Para minha amada morta, filmado no Paraná, ganhou ainda mais prêmios do que Big Jato, seis no total (inclusive melhor diretor para o baiano Aly Muritiba). É um longa-metragem tão bom quanto o de Cláudio Assis, mais organizado e correto, menos caótico, mas completamente diferente, com mais chances de agradar a um público maior sem dividir tanto as opiniões. Em Brasília, portanto, o júri seguiu a lógica de que um filme mais controverso, visceral e arriscado tem uma importância maior. A obra de Cláudio Assis explodiu cinematograficamente na tela com fortes cargas de sensorialidade, provocações e riqueza cultural. Para minha amada morta, tanto na técnica quanto nos elementos humanos, é simplesmente correto e bem feito (isso é o bastante, mas não é transformador).
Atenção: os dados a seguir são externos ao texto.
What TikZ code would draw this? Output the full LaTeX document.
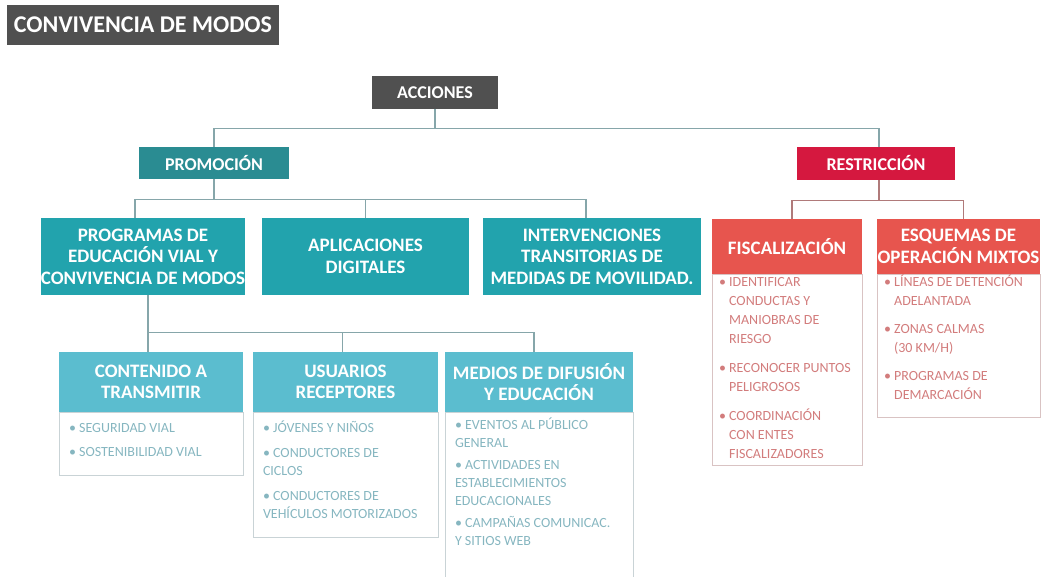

Metade dos longas-metragens exibidos não representam o cinema brasileiro que tem sido reinventado e tem chamado atenção para o país nas principais mostras internacionais. Foi um problema específico de 2015, que contraria o caminho desbravador seguido pelo evento nos últimos anos. Espera-se que em 2016 o festival de Brasília volte a ser o mais importante do país.